We need to send people to attend court-martials of resisters, and we need to raise defense funds for veterans like Adam Kokesh, whose right to free speech is under attack from the military.

The corporate media isn't going to spread this information, so we have to spread it ourselves.

When Eli resisted in Iraq, I got an e-mail about it from Kelly Dougherty at IVAW. After Kelly sent that e-mail, I got that exact same e-mail from about 20 organizations. Eli Israel was everywhere. That same day, I went to a conference in Portland, Ore., where I spoke about Eli, and one of the keynote speakers that night was Sen. Mike Gravel.

We had dinner with him, and I told him about the IVAW, and he said that if there's any way that I can help, I'd love to do that. I said there's this guy named Eli Israel, and he said we've already got attorneys ready to defend him.
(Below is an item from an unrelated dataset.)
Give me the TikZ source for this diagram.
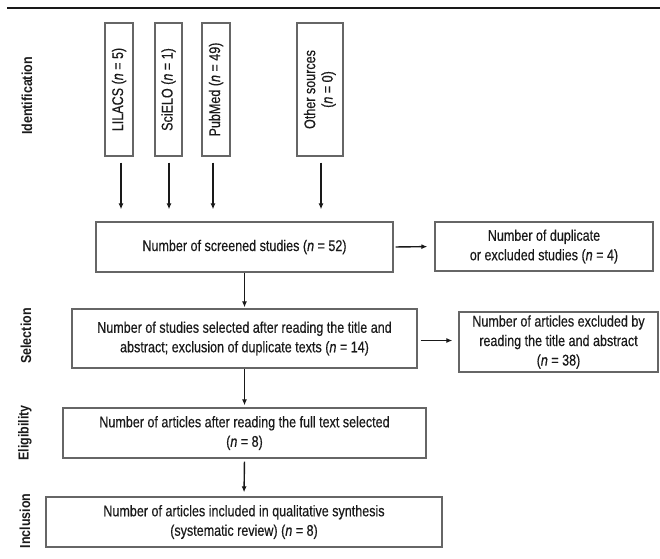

This happened because Eli wrote a message on MySpace to a friend, and that technology was used to spread what was happening in Iraq within hours to people everywhere.

Phil
People should support the IVAW and other organizations supporting GI resistance, either monetarily or however you can.
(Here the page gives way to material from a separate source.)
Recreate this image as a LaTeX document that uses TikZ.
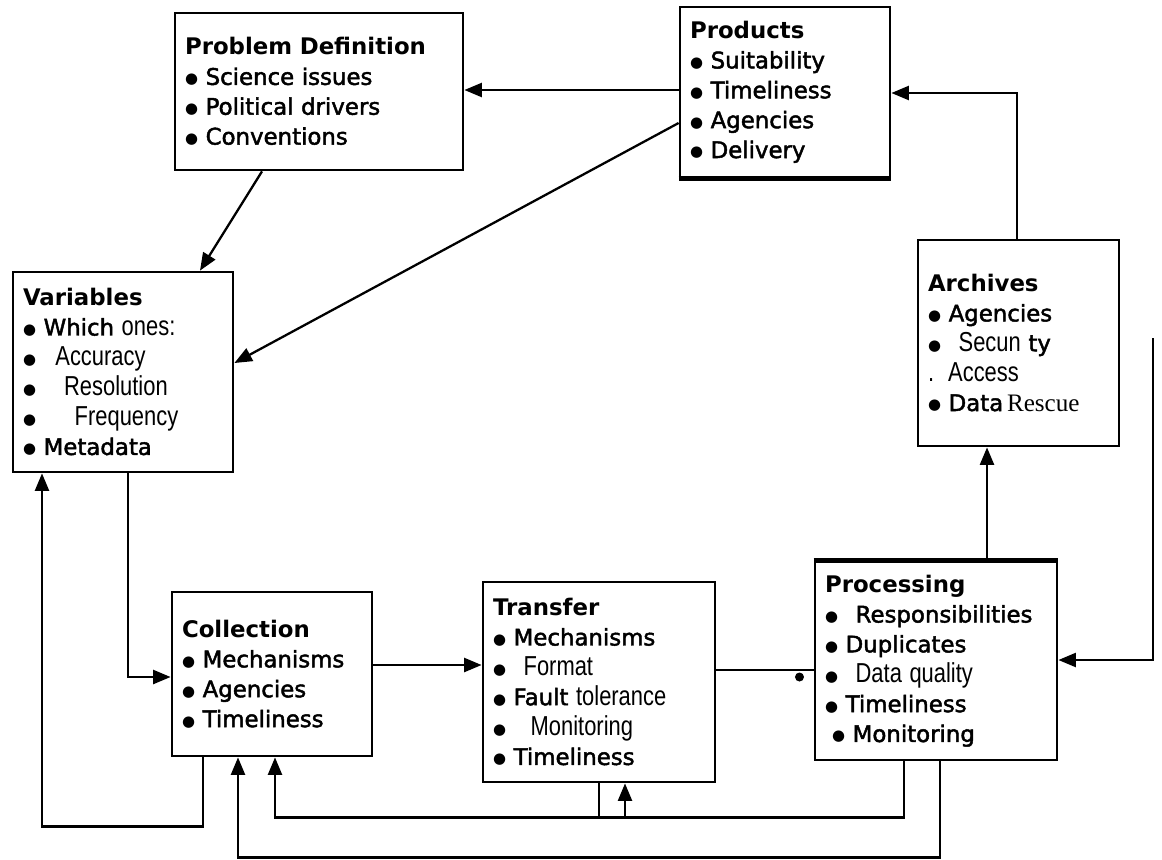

One of the best ways to support GI resistance is to create a mass movement outside of the military--having workers strike, having students shut down their campuses. If you look at the bombing of Cambodia in the early 1970s, 4 million students shut down their campuses. That's incredibly signficiant.

People in the military see that. When they go home for leave and when they leave their bases, they see people out on the street, and they see the mass sentiment.

That's going to affect them. That's going to give them the courage to resist, and the knowledge and the tools to know exactly what they are getting themselves into when they deploy to Iraq.

So we need to make sure that outside of supporting GI resistance, we're building a grassroots movement--a broad movement of antiwar activists that's able to tie all these things together into one cohesive message: Bring the troops home now, end the occupation.